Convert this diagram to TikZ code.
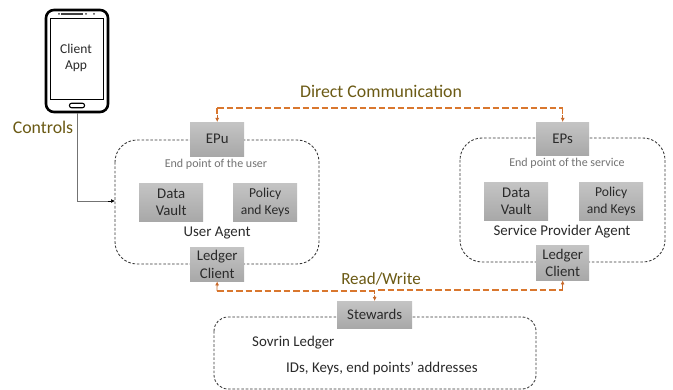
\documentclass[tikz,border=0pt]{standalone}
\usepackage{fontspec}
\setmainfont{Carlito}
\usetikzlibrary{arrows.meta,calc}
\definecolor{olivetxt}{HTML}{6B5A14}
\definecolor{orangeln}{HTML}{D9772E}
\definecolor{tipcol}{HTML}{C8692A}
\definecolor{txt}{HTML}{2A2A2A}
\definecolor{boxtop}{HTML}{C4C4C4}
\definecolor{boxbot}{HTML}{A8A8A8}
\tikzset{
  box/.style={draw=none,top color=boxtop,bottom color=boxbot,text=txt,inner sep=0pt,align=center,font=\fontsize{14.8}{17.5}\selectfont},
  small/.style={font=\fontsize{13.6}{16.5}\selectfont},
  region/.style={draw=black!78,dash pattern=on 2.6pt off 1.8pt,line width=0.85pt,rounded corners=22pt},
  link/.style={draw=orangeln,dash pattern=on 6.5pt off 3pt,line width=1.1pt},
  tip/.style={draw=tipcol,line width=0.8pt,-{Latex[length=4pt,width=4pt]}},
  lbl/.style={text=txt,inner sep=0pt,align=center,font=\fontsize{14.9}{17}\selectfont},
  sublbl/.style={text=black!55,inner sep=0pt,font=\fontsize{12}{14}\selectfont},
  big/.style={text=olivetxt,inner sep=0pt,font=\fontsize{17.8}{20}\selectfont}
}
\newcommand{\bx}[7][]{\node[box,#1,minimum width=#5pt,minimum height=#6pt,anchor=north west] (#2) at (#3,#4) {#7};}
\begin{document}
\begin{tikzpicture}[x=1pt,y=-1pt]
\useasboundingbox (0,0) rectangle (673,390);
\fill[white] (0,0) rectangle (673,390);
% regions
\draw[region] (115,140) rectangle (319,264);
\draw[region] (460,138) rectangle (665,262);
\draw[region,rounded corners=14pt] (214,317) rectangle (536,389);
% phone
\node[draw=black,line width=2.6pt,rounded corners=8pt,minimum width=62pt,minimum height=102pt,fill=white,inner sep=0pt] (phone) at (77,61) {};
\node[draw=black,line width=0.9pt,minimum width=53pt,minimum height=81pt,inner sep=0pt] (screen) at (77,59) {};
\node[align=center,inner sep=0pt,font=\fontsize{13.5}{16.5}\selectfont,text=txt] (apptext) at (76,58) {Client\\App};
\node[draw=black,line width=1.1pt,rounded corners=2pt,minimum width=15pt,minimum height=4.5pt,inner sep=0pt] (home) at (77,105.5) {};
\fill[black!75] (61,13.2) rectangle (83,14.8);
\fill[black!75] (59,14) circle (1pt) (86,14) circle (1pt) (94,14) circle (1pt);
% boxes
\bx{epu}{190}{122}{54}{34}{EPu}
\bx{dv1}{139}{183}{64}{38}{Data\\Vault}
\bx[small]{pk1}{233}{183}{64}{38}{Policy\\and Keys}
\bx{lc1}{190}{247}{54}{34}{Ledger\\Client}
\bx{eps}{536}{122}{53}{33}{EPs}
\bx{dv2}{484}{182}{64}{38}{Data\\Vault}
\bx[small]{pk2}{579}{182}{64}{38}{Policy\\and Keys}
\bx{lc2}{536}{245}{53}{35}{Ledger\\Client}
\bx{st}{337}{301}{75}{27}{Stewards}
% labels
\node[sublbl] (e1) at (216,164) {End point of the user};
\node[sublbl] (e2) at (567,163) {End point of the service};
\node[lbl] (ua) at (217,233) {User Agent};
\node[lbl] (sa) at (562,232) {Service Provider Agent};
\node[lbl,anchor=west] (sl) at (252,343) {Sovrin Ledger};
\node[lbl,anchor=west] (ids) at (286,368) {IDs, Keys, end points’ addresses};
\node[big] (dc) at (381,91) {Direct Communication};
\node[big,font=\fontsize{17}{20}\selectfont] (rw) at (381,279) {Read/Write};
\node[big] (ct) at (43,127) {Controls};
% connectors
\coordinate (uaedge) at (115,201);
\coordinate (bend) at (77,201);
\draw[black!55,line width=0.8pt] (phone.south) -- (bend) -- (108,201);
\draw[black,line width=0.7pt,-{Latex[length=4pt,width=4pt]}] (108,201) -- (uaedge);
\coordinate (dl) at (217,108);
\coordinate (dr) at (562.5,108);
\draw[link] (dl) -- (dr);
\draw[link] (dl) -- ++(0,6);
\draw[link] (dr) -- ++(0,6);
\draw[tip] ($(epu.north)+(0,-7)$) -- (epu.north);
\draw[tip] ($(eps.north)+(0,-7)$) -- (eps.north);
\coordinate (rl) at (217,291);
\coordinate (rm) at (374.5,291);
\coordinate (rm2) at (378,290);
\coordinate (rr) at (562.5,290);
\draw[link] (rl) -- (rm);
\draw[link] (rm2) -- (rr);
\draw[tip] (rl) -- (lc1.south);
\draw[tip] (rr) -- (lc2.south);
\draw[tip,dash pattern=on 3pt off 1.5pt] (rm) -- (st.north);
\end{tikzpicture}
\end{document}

Exercise =>
Print each line of the material above exactly, with the pictures removed from your copy.

Complete response =>
Convert this diagram to TikZ code.
\documentclass[tikz,border=0pt]{standalone}
\usepackage{fontspec}
\setmainfont{Carlito}
\usetikzlibrary{arrows.meta,calc}
\definecolor{olivetxt}{HTML}{6B5A14}
\definecolor{orangeln}{HTML}{D9772E}
\definecolor{tipcol}{HTML}{C8692A}
\definecolor{txt}{HTML}{2A2A2A}
\definecolor{boxtop}{HTML}{C4C4C4}
\definecolor{boxbot}{HTML}{A8A8A8}
\tikzset{
  box/.style={draw=none,top color=boxtop,bottom color=boxbot,text=txt,inner sep=0pt,align=center,font=\fontsize{14.8}{17.5}\selectfont},
  small/.style={font=\fontsize{13.6}{16.5}\selectfont},
  region/.style={draw=black!78,dash pattern=on 2.6pt off 1.8pt,line width=0.85pt,rounded corners=22pt},
  link/.style={draw=orangeln,dash pattern=on 6.5pt off 3pt,line width=1.1pt},
  tip/.style={draw=tipcol,line width=0.8pt,-{Latex[length=4pt,width=4pt]}},
  lbl/.style={text=txt,inner sep=0pt,align=center,font=\fontsize{14.9}{17}\selectfont},
  sublbl/.style={text=black!55,inner sep=0pt,font=\fontsize{12}{14}\selectfont},
  big/.style={text=olivetxt,inner sep=0pt,font=\fontsize{17.8}{20}\selectfont}
}
\newcommand{\bx}[7][]{\node[box,#1,minimum width=#5pt,minimum height=#6pt,anchor=north west] (#2) at (#3,#4) {#7};}
\begin{document}
\begin{tikzpicture}[x=1pt,y=-1pt]
\useasboundingbox (0,0) rectangle (673,390);
\fill[white] (0,0) rectangle (673,390);
% regions
\draw[region] (115,140) rectangle (319,264);
\draw[region] (460,138) rectangle (665,262);
\draw[region,rounded corners=14pt] (214,317) rectangle (536,389);
% phone
\node[draw=black,line width=2.6pt,rounded corners=8pt,minimum width=62pt,minimum height=102pt,fill=white,inner sep=0pt] (phone) at (77,61) {};
\node[draw=black,line width=0.9pt,minimum width=53pt,minimum height=81pt,inner sep=0pt] (screen) at (77,59) {};
\node[align=center,inner sep=0pt,font=\fontsize{13.5}{16.5}\selectfont,text=txt] (apptext) at (76,58) {Client\\App};
\node[draw=black,line width=1.1pt,rounded corners=2pt,minimum width=15pt,minimum height=4.5pt,inner sep=0pt] (home) at (77,105.5) {};
\fill[black!75] (61,13.2) rectangle (83,14.8);
\fill[black!75] (59,14) circle (1pt) (86,14) circle (1pt) (94,14) circle (1pt);
% boxes
\bx{epu}{190}{122}{54}{34}{EPu}
\bx{dv1}{139}{183}{64}{38}{Data\\Vault}
\bx[small]{pk1}{233}{183}{64}{38}{Policy\\and Keys}
\bx{lc1}{190}{247}{54}{34}{Ledger\\Client}
\bx{eps}{536}{122}{53}{33}{EPs}
\bx{dv2}{484}{182}{64}{38}{Data\\Vault}
\bx[small]{pk2}{579}{182}{64}{38}{Policy\\and Keys}
\bx{lc2}{536}{245}{53}{35}{Ledger\\Client}
\bx{st}{337}{301}{75}{27}{Stewards}
% labels
\node[sublbl] (e1) at (216,164) {End point of the user};
\node[sublbl] (e2) at (567,163) {End point of the service};
\node[lbl] (ua) at (217,233) {User Agent};
\node[lbl] (sa) at (562,232) {Service Provider Agent};
\node[lbl,anchor=west] (sl) at (252,343) {Sovrin Ledger};
\node[lbl,anchor=west] (ids) at (286,368) {IDs, Keys, end points’ addresses};
\node[big] (dc) at (381,91) {Direct Communication};
\node[big,font=\fontsize{17}{20}\selectfont] (rw) at (381,279) {Read/Write};
\node[big] (ct) at (43,127) {Controls};
% connectors
\coordinate (uaedge) at (115,201);
\coordinate (bend) at (77,201);
\draw[black!55,line width=0.8pt] (phone.south) -- (bend) -- (108,201);
\draw[black,line width=0.7pt,-{Latex[length=4pt,width=4pt]}] (108,201) -- (uaedge);
\coordinate (dl) at (217,108);
\coordinate (dr) at (562.5,108);
\draw[link] (dl) -- (dr);
\draw[link] (dl) -- ++(0,6);
\draw[link] (dr) -- ++(0,6);
\draw[tip] ($(epu.north)+(0,-7)$) -- (epu.north);
\draw[tip] ($(eps.north)+(0,-7)$) -- (eps.north);
\coordinate (rl) at (217,291);
\coordinate (rm) at (374.5,291);
\coordinate (rm2) at (378,290);
\coordinate (rr) at (562.5,290);
\draw[link] (rl) -- (rm);
\draw[link] (rm2) -- (rr);
\draw[tip] (rl) -- (lc1.south);
\draw[tip] (rr) -- (lc2.south);
\draw[tip,dash pattern=on 3pt off 1.5pt] (rm) -- (st.north);
\end{tikzpicture}
\end{document}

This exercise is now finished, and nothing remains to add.